Page 1 of 1

Partitioning for Aggregator

Posted: Thu Aug 23, 2012 1:22 am
by ThilSe
Hi,

When using the aggregator in sort option the input record must be sorted using ALL the aggregate key columns, but, is it mandatory to partition it based on ALL the key columns (as documentation specifies) - isn't it enough if it is partitioned based on just one of the Key column?

Thanks and Regards,
Senthil

Re: Partitioning for Aggregator

Posted: Thu Aug 23, 2012 2:04 am
by akarsh
I think we need to use the key on which we are going to aggregate.if its a single key than it should work.

Posted: Thu Aug 23, 2012 2:12 am
by ArndW
When you have multiple keys it is sufficient to partition on just the first of those keys.

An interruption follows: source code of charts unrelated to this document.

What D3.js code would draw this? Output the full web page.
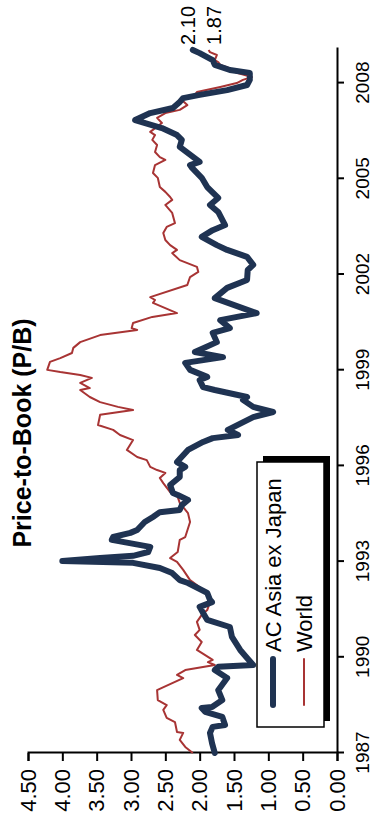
<!DOCTYPE html>
<html>
<head>
<meta charset="utf-8">
<script src="https://cdn.jsdelivr.net/npm/d3@7"></script>
<style>
  html, body { margin: 0; padding: 0; background: #fff; }
  svg { display: block; font-family: "Liberation Sans", Arial, sans-serif; }
</style>
</head>
<body>
<svg id="chart" width="375" height="820"></svg>
<script>
// Price-to-book ratios, [decimal year, P/B]
const asiaExJapan = [
  [1987.00,1.78],[1987.31,1.82],[1987.63,1.85],[1987.82,1.81],[1987.88,1.63],[1988.13,1.67],
  [1988.29,1.92],[1988.41,1.97],[1988.44,1.82],[1988.66,1.67],[1988.97,1.73],[1989.35,1.60],
  [1989.60,1.78],[1989.70,1.73],[1989.76,1.22],[1989.98,1.31],[1990.23,1.41],[1990.64,1.53],
  [1990.95,1.56],[1991.17,1.89],[1991.39,1.95],[1991.58,2.00],[1991.73,1.82],[1991.80,1.85],
  [1992.02,1.89],[1992.33,2.17],[1992.42,2.29],[1992.64,2.40],[1992.80,2.58],[1992.96,2.97],
  [1993.02,4.00],[1993.11,3.45],[1993.18,2.97],[1993.30,2.75],[1993.46,2.72],[1993.68,3.28],
  [1993.77,3.26],[1993.90,3.01],[1993.99,2.91],[1994.24,2.80],[1994.40,2.68],[1994.55,2.58],
  [1994.62,2.29],[1994.77,2.26],[1994.93,2.17],[1995.09,2.32],[1995.15,2.39],[1995.40,2.43],
  [1995.65,2.29],[1995.87,2.29],[1995.97,2.21],[1996.12,2.33],[1996.50,2.17],[1996.75,1.95],
  [1996.87,1.81],[1996.97,1.44],[1997.13,1.59],[1997.53,1.22],[1997.69,0.93],[1997.85,1.22],
  [1998.07,1.37],[1998.16,1.31],[1998.38,1.78],[1998.47,1.95],[1998.69,2.00],[1998.79,1.89],
  [1999.01,2.14],[1999.23,2.21],[1999.41,1.66],[1999.57,2.07],[1999.88,1.75],[2000.17,1.81],
  [2000.32,1.56],[2000.57,1.70],[2000.79,1.17],[2001.26,1.78],[2001.58,1.60],[2001.83,1.31],
  [2002.14,1.30],[2002.30,1.22],[2002.55,1.31],[2002.77,1.60],[2002.92,1.75],[2003.18,1.97],
  [2003.39,1.81],[2003.55,1.63],[2003.96,1.73],[2004.18,1.85],[2004.40,1.73],[2004.74,1.89],
  [2005.03,1.97],[2005.34,2.11],[2005.43,2.14],[2005.53,2.00],[2006.00,2.29],[2006.22,2.26],
  [2006.37,2.33],[2006.59,2.55],[2006.84,2.94],[2007.06,2.72],[2007.22,2.39],[2007.41,2.29],
  [2007.53,2.24],[2007.63,2.00],[2007.78,1.60],[2007.94,1.31],[2008.10,1.27],[2008.32,1.27],
  [2008.41,1.56],[2008.57,1.78],[2008.72,1.81],[2008.94,2.00],[2009.04,2.10]
];

const world = [
  [1987.00,2.10],[1987.19,2.21],[1987.41,2.29],[1987.63,2.24],[1987.66,2.33],[1987.97,2.36],
  [1988.10,2.48],[1988.35,2.53],[1988.50,2.48],[1988.66,2.61],[1988.97,2.62],[1989.04,2.55],
  [1989.35,2.24],[1989.45,2.33],[1989.60,2.21],[1989.76,1.78],[1989.85,1.88],[1989.92,1.81],
  [1990.23,2.04],[1990.48,1.97],[1990.70,2.07],[1990.86,2.00],[1991.11,2.04],[1991.33,1.97],
  [1991.48,1.89],[1991.73,1.85],[1992.02,1.89],[1992.42,2.14],[1992.74,2.24],[1992.99,2.33],
  [1993.11,2.43],[1993.30,2.32],[1993.68,2.29],[1993.77,2.21],[1994.24,2.14],[1994.52,2.17],
  [1994.84,2.29],[1995.03,2.32],[1995.18,2.43],[1995.46,2.53],[1995.62,2.58],[1995.78,2.50],
  [1995.87,2.62],[1995.97,2.72],[1996.18,2.77],[1996.28,2.91],[1996.50,3.06],[1996.81,2.97],
  [1996.97,3.16],[1997.13,3.26],[1997.28,3.48],[1997.60,3.45],[1997.75,2.97],[1997.85,3.19],
  [1998.00,3.45],[1998.16,3.60],[1998.38,3.74],[1998.44,3.60],[1998.60,3.74],[1998.76,3.57],
  [1998.85,3.74],[1998.94,4.03],[1999.01,4.22],[1999.26,4.18],[1999.38,4.03],[1999.54,3.86],
  [1999.70,3.84],[1999.88,3.74],[2000.10,3.45],[2000.26,2.91],[2000.32,2.99],[2000.48,2.97],
  [2000.67,2.69],[2000.79,2.33],[2001.11,2.68],[2001.20,2.65],[2001.29,2.72],[2001.67,2.18],
  [2001.92,2.14],[2002.08,2.02],[2002.24,2.04],[2002.45,2.29],[2002.67,2.40],[2002.77,2.33],
  [2002.92,2.43],[2003.08,2.50],[2003.30,2.53],[2003.49,2.48],[2003.61,2.36],[2003.93,2.40],
  [2004.08,2.46],[2004.18,2.50],[2004.34,2.40],[2004.43,2.43],[2004.59,2.50],[2004.74,2.58],
  [2005.03,2.61],[2005.18,2.68],[2005.43,2.65],[2005.59,2.50],[2005.68,2.58],[2005.84,2.65],
  [2006.06,2.62],[2006.22,2.69],[2006.37,2.65],[2006.47,2.72],[2006.75,2.55],[2006.91,2.62],
  [2007.06,2.50],[2007.16,2.29],[2007.31,2.18],[2007.47,2.26],[2007.63,2.07],[2007.72,2.04],
  [2007.88,1.70],[2008.00,1.46],[2008.10,1.37],[2008.19,1.24],[2008.32,1.46],[2008.50,1.60],
  [2008.57,1.70],[2008.66,1.73],[2008.72,1.78],[2008.88,1.75],[2008.97,1.85],[2009.04,1.87]
];

const yearTicks = [1987, 1990, 1993, 1996, 1999, 2002, 2005, 2008];
const valueTicks = [0, 0.5, 1, 1.5, 2, 2.5, 3, 3.5, 4, 4.5];
const seriesNames = ["AC Asia ex Japan", "World"];
const endLabels = ["2.10", "1.87"];
const titleText = "Price-to-Book (P/B)";

const NAVY = "#1f3352";
const RED = "#a83434";
const FONT = "'Liberation Sans', Arial, sans-serif";

// The chart is laid out landscape (820 x 375) and turned a quarter turn
const W = 820, H = 375;
const svg = d3.select("#chart");
const g = svg.append("g").attr("transform", `translate(0,${W}) rotate(-90)`);

const x = d3.scaleLinear().domain([1987, 2009.1]).range([67, 772]);
const y = d3.scaleLinear().domain([0, 4.5]).range([337, 28]);

// title
g.append("text")
  .attr("x", 387).attr("y", 31)
  .attr("text-anchor", "middle")
  .attr("font-weight", "bold")
  .attr("font-size", 25)
  .attr("fill", "#000")
  .text(titleText);

// value axis
const yAxis = g.append("g")
  .attr("transform", `translate(${x(1987)},0)`)
  .call(d3.axisLeft(y).tickValues(valueTicks).tickFormat(d3.format(".2f")).tickSize(8).tickPadding(8));
yAxis.select(".domain").attr("stroke", "#000").attr("stroke-width", 2);
yAxis.selectAll(".tick line").attr("stroke", "#000").attr("stroke-width", 2);
yAxis.selectAll(".tick text").attr("font-size", 22).attr("fill", "#000").attr("font-family", FONT);

// time axis
const xAxis = g.append("g")
  .attr("transform", `translate(0,${y(0)})`)
  .call(d3.axisBottom(x).tickValues(yearTicks).tickFormat(d3.format("d")).tickSize(7).tickSizeOuter(0).tickPadding(12));
xAxis.select(".domain").attr("stroke", "#000").attr("stroke-width", 2);
xAxis.selectAll(".tick line").attr("stroke", "#000").attr("stroke-width", 2);
xAxis.selectAll(".tick text").attr("font-size", 19).attr("fill", "#000").attr("font-family", FONT);

// lines
const line = d3.line().x(d => x(d[0])).y(d => y(d[1]));

g.append("path")
  .datum(world)
  .attr("d", line)
  .attr("fill", "none")
  .attr("stroke", RED)
  .attr("stroke-width", 2)
  .attr("stroke-linejoin", "round");

g.append("path")
  .datum(asiaExJapan)
  .attr("d", line)
  .attr("fill", "none")
  .attr("stroke", NAVY)
  .attr("stroke-width", 6)
  .attr("stroke-linejoin", "round")
  .attr("stroke-linecap", "round");

// end-of-series labels
const lastA = asiaExJapan[asiaExJapan.length - 1];
const lastW = world[world.length - 1];
g.append("text")
  .attr("x", x(lastA[0]) + 5).attr("y", y(lastA[1]) + 2)
  .attr("font-size", 20).attr("fill", "#000")
  .text(endLabels[0]);
g.append("text")
  .attr("x", x(lastW[0]) + 5).attr("y", y(lastW[1]) + 12)
  .attr("font-size", 20).attr("fill", "#000")
  .text(endLabels[1]);

// legend with drop shadow
const lg = g.append("g").attr("transform", "translate(93,257)");
lg.append("rect")
  .attr("x", 6).attr("y", 6).attr("width", 265).attr("height", 67)
  .attr("fill", "#000");
lg.append("rect")
  .attr("x", 0).attr("y", 0).attr("width", 265).attr("height", 67)
  .attr("fill", "#fff").attr("stroke", "#000").attr("stroke-width", 1.5);

const entries = [
  { name: seriesNames[0], color: NAVY, width: 6 },
  { name: seriesNames[1], color: RED, width: 2 }
];
entries.forEach((e, i) => {
  const cy = 16 + i * 31;
  lg.append("line")
    .attr("x1", 22).attr("x2", 68).attr("y1", cy).attr("y2", cy)
    .attr("stroke", e.color).attr("stroke-width", e.width)
    .attr("stroke-linecap", "round");
  lg.append("text")
    .attr("x", 75).attr("y", cy).attr("dy", "0.36em")
    .attr("font-size", 22).attr("fill", "#000")
    .text(e.name);
});
</script>
</body>
</html>
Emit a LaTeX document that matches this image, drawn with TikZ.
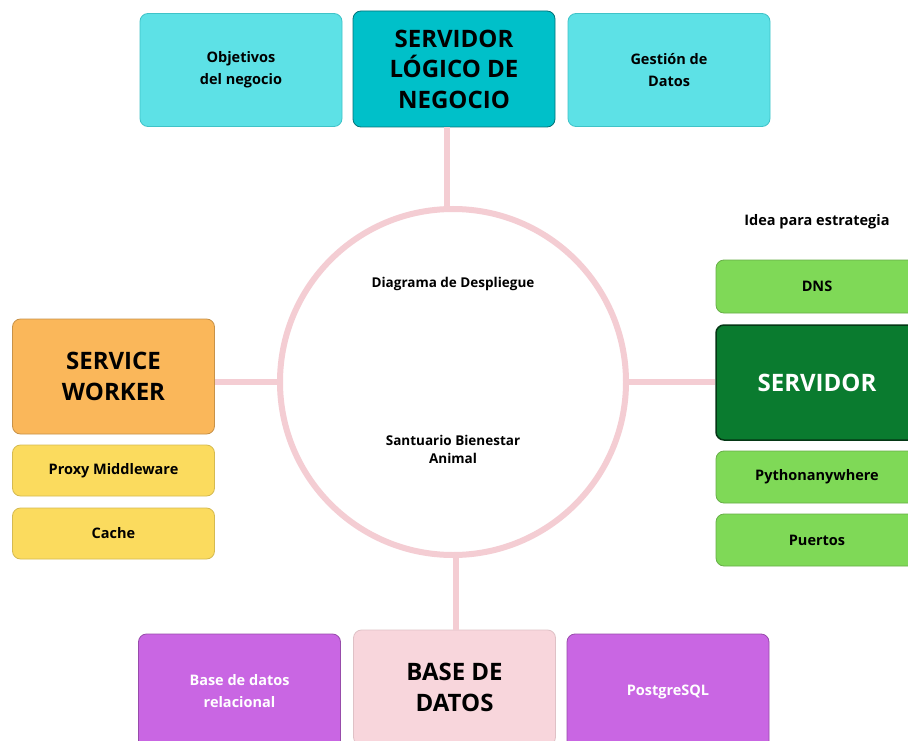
\documentclass[tikz,border=0pt]{standalone}
\usepackage{fontspec}
\setmainfont{Open Sans}

\definecolor{tealclaro}{HTML}{5DE1E6}
\definecolor{tealborde}{HTML}{3FC3C8}
\definecolor{tealfuerte}{HTML}{00C0C9}
\definecolor{naranja}{HTML}{FAB75A}
\definecolor{amarillo}{HTML}{FBDB5E}
\definecolor{verdeclaro}{HTML}{7FD957}
\definecolor{verdeoscuro}{HTML}{0A7B2F}
\definecolor{morado}{HTML}{C966E3}
\definecolor{rosado}{HTML}{F8D6DC}
\definecolor{rosalinea}{HTML}{F4CDD3}

\tikzset{
  caja/.style={rectangle,rounded corners=8pt,minimum width=202pt,align=center,
    font=\bfseries\fontsize{14.5}{22}\selectfont,line width=0.8pt},
  grande/.style={font=\bfseries\fontsize{24}{30.5}\selectfont},
  linea/.style={draw=rosalinea,line width=6pt}
}

\begin{document}
\begin{tikzpicture}[x=1pt,y=-1pt]
\clip (0,0) rectangle (908,741);
\fill[white] (0,0) rectangle (908,741);

% arriba
\node[caja,fill=tealclaro,draw=tealborde,minimum height=113pt] (objetivos) at (241,70) {Objetivos\\del negocio};
\node[caja,grande,fill=tealfuerte,draw=tealfuerte!60!black,minimum height=116pt] (logico) at (454,69) {SERVIDOR\\LÓGICO DE\\NEGOCIO};
\node[caja,fill=tealclaro,draw=tealborde,minimum height=113pt] (gestion) at (669,70) {Gestión de\\Datos};

% centro
\node[circle,draw=rosalinea,line width=6pt,minimum size=346pt] (centro) at (453,382) {};
\node[font=\bfseries\fontsize{13.5}{18}\selectfont] (titulo) at (453,284) {Diagrama de Despliegue};
\node[font=\bfseries\fontsize{13.5}{18}\selectfont,align=center] (santuario) at (453,449) {Santuario Bienestar\\Animal};

% izquierda
\node[caja,grande,fill=naranja,draw=naranja!80!black,minimum height=115pt] (worker) at (113.5,376.5) {SERVICE\\WORKER};
\node[caja,fill=amarillo,draw=amarillo!85!black,minimum height=51pt] (proxy) at (113.5,470.5) {Proxy Middleware};
\node[caja,fill=amarillo,draw=amarillo!85!black,minimum height=51pt] (cache) at (113.5,533.5) {Cache};

% derecha
\node[font=\bfseries\fontsize{14.5}{18}\selectfont] (idea) at (817,222) {Idea para estrategia};
\node[caja,fill=verdeclaro,draw=verdeclaro!80!black,minimum height=53pt] (dns) at (817,286.5) {DNS};
\node[caja,grande,text=white,fill=verdeoscuro,draw=verdeoscuro!45!black,line width=1.5pt,minimum height=115pt] (servidor) at (817,382.5) {SERVIDOR};
\node[caja,fill=verdeclaro,draw=verdeclaro!80!black,minimum height=52pt] (python) at (817,477) {Pythonanywhere};
\node[caja,fill=verdeclaro,draw=verdeclaro!80!black,minimum height=52pt] (puertos) at (817,540) {Puertos};

% abajo
\node[caja,text=white,fill=morado,draw=morado!75!black,minimum height=115pt] (relacional) at (239.5,691.5) {Base de datos\\relacional};
\node[caja,grande,fill=rosado,draw=rosado!90!black,minimum height=115pt] (basedatos) at (454.5,687.5) {BASE DE\\DATOS};
\node[caja,text=white,fill=morado,draw=morado!75!black,minimum height=115pt] (postgres) at (668,691.5) {PostgreSQL};

% conectores
\draw[linea] ([xshift=-7pt]logico.south) -- ([xshift=-7pt]logico.south |- centro.north);
\draw[linea] (worker.east |- centro.west) -- (centro.west);
\draw[linea] (centro.east) -- (servidor.west |- centro.east);
\draw[linea] ([xshift=3pt]centro.south) -- ([xshift=3pt]centro.south |- basedatos.north);
\end{tikzpicture}
\end{document}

Posted: Thu Aug 23, 2012 4:53 am
by ray.wurlod
It usually suffices to partition on just the first grouping (sorting) key. If this has only a few values in its domain, add the second grouping (sorting) key to the partitioning algorithm too.

Re: Partitioning for Aggregator

Posted: Fri Aug 24, 2012 10:10 am
by ThilSe
Hi - Thanks for your comments.

Ray/ArndW - Is it mandatory to pick only the 'first' key in sort as partition key? Will there be any issues if the data is partitioned on the fourth or fifth key?

The reason I am asking this is, I am dealing with huge input datasets (>500million records) that is partitioned on one key (think of it as account #/customer # that provides good distribution) and sorted on some six keys (with partition key column fifth in sort order).

I am doing aggregation multiple times on this dataset. I want to avoid repartitioning and sorting of this dataset again unless it is absolutely necessay. Thats why I thought I will get clarity on this.

Regards,
Senthil

Posted: Fri Aug 24, 2012 4:43 pm
by ray.wurlod
Nothing is mandatory. But think about what will happen if you don't partition on the first sort key value. The same value of the first sort key may occur on more than one partition which means you will end up with more groups than there really are.